The grievor is an employee of long service, having first been hired as a trainman in June of 1976. His disciplinary record was clear at the time of the incident, and is devoid of any incidents involving the falsification of time claims or any similar breach of trust in his relationship with his employer. Further, the Arbitrator has some concern with the treatment of the grievor as compared with other members of the crew who, the Company admits, were equally involved in the delay of work on the day in question. Specifically, it is not disputed that, although the crew’s conductor, Mr. J.D. Gehon was also discharged, Assistant Conductor D.W. Wasylenchuk was assessed only forty-five demerits, with time held out of service to count as a suspension. Even if, as the Company states, the reason for termination in a case such as this was a breach of the bond of trust between employer and employee which is inconsistent with further employment, because of participation in an act of dishonesty, it would be difficult to reconcile the treatment of the grievor with the more lenient outcome visited upon the assistant conductor, who would appear to have been no less involved. As noted above, however, the Arbitrator does not make a finding of deliberate fraud in this case. Nor am I persuaded that the fact that Locomotive Engineer Garbolinsky was the person who signed the time claims would of itself be sufficient to justify his discharge, as compared to the assistant conductor, particularly in light of the length of his prior service, and the fact that his prior disciplinary record, which was clear at the time of the incident, involved no similar misconduct.

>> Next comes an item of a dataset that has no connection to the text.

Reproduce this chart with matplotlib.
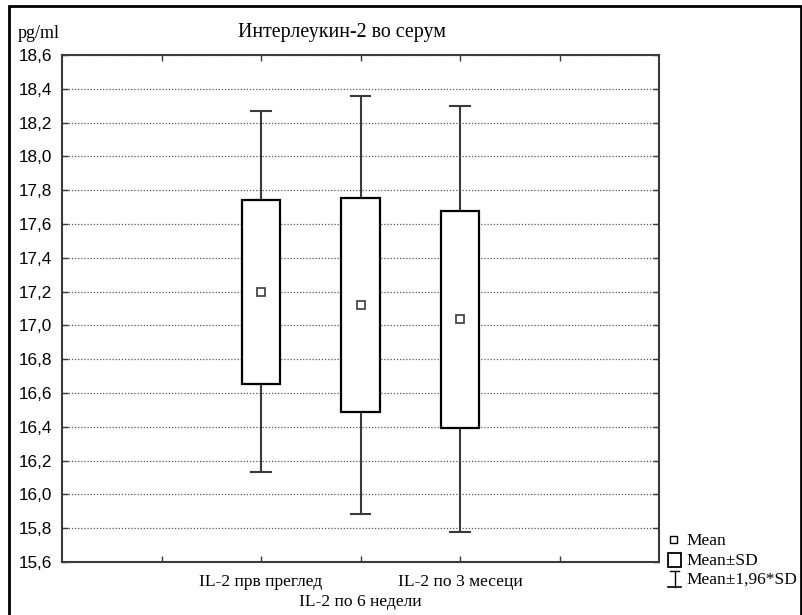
import matplotlib
matplotlib.use("Agg")
import matplotlib.pyplot as plt
from matplotlib.patches import Rectangle

# Serum interleukin-2 (pg/ml) at three visits: mean and standard deviation
groups = ["IL-2 прв преглед", "IL-2 по 6 недели", "IL-2 по 3 месеци"]
means = [17.20, 17.12, 17.036]
sds = [0.544, 0.632, 0.643]
z = 1.96

y_ticks = [15.6, 15.8, 16.0, 16.2, 16.4, 16.6, 16.8, 17.0, 17.2, 17.4,
           17.6, 17.8, 18.0, 18.2, 18.4, 18.6]
y_tick_labels = [f"{v:.1f}".replace(".", ",") for v in y_ticks]

title = "Интерлеукин-2 во серум"
unit = "pg/ml"
legend_labels = ["Mean", "Mean±SD", "Mean±1,96*SD"]

W, H = 802, 615
DPI = 100
fig = plt.figure(figsize=(W / DPI, H / DPI), dpi=DPI)
fig.patch.set_facecolor("white")

serif = ["Liberation Serif", "DejaVu Serif"]
sans = ["Liberation Sans", "DejaVu Sans"]

# plot area in pixels
L, R, T, B = 62, 659, 55, 562
ax = fig.add_axes([L / W, 1 - B / H, (R - L) / W, (B - T) / H])

dark = "#3a3a3a"
positions = [2, 3, 4]
box_w = 0.39

for x, m, s in zip(positions, means, sds):
    lo, hi = m - s, m + s
    wlo, whi = m - z * s, m + z * s
    # whiskers
    ax.plot([x, x], [hi, whi], color=dark, lw=1.5, zorder=3, solid_capstyle="butt")
    ax.plot([x, x], [wlo, lo], color=dark, lw=1.5, zorder=3, solid_capstyle="butt")
    ax.plot([x - 0.1, x + 0.1], [whi, whi], color=dark, lw=1.5, zorder=3)
    ax.plot([x - 0.1, x + 0.1], [wlo, wlo], color=dark, lw=1.5, zorder=3)
    # SD box
    ax.add_patch(Rectangle((x - box_w / 2, lo), box_w, hi - lo,
                           facecolor="white", edgecolor="black", lw=1.6, zorder=4))
    # mean marker
    ax.plot([x], [m], marker="s", ms=6, mfc="white", mec=dark, mew=1.2,
            ls="none", zorder=5)

ax.set_xlim(0, 6)
ax.set_ylim(15.6, 18.6)
ax.set_yticks(y_ticks)
ax.set_yticklabels(y_tick_labels, fontfamily=sans, fontsize=12.3)

# major ticks carry the outer group labels, a minor tick the staggered middle one
ax.xaxis.remove_overlapping_locs = False
ax.set_xticks([1, 2, 3, 4, 5])
ax.set_xticklabels(["", groups[0], "", groups[2], ""],
                   fontfamily=serif, fontsize=12.6)
ax.set_xticks([positions[1]], minor=True)
ax.set_xticklabels([groups[1]], minor=True, fontfamily=serif, fontsize=12.6)

ax.tick_params(axis="both", which="major", direction="in", length=4, width=1,
               color=dark, top=True, right=True)
ax.tick_params(axis="y", pad=7)
ax.tick_params(axis="x", which="major", pad=8.5)
ax.tick_params(axis="x", which="minor", length=0, pad=23, top=False)

ax.grid(axis="y", which="major", linestyle=(0, (1, 1.5)), color="#555555", lw=0.9)
ax.set_axisbelow(True)
for sp in ax.spines.values():
    sp.set_color(dark)
    sp.set_linewidth(1.5)

# title and unit
fig.text(342 / W, 1 - 32 / H, title, ha="center", va="center",
         fontfamily=serif, fontsize=14.3)
fig.text(18 / W, 1 - 34 / H, unit, ha="left", va="center",
         fontfamily=serif, fontsize=13)

# legend drawn in a pixel-space overlay
lax = fig.add_axes([0, 0, 1, 1], facecolor="none")
lax.set_xlim(0, W)
lax.set_ylim(H, 0)
lax.axis("off")
lax.add_patch(Rectangle((670, 536), 7, 7, facecolor="white",
                        edgecolor="black", lw=1))
lax.add_patch(Rectangle((668, 553), 13, 14, facecolor="white",
                        edgecolor="black", lw=1.3))
lax.plot([674.5, 674.5], [571, 587], color="black", lw=1)
lax.plot([670, 679], [571, 571], color="black", lw=1)
lax.plot([668, 681], [587, 587], color="black", lw=1.2)
for yy, lab in zip([541, 561, 580], legend_labels):
    lax.text(686, yy, lab, ha="left", va="center", fontfamily=serif, fontsize=12.5)

# outer frame: left, top and right edges
lax.plot([9, 9, W - 1, W - 1], [H, 5.5, 5.5, H], color="black", lw=2,
         solid_joinstyle="miter")

fig.savefig("out.png", dpi=DPI)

On the whole, the Arbitrator is satisfied that this is an appropriate case for a substitution of penalty, in the exercise of the tribunal’s discretion. The Arbitrator therefore directs that the grievor be reinstated into his employment, without compensation for wages or benefits lost, and without loss of seniority. Mr. Garbolinsky’s disciplinary record shall show his period out of service as a suspension for careless misconduct in relation to the timely performance of work and the submission of related time claims, and shall further record the assessment of twenty-five demerits for the violation of operating rules as cited in the joint statement of issue.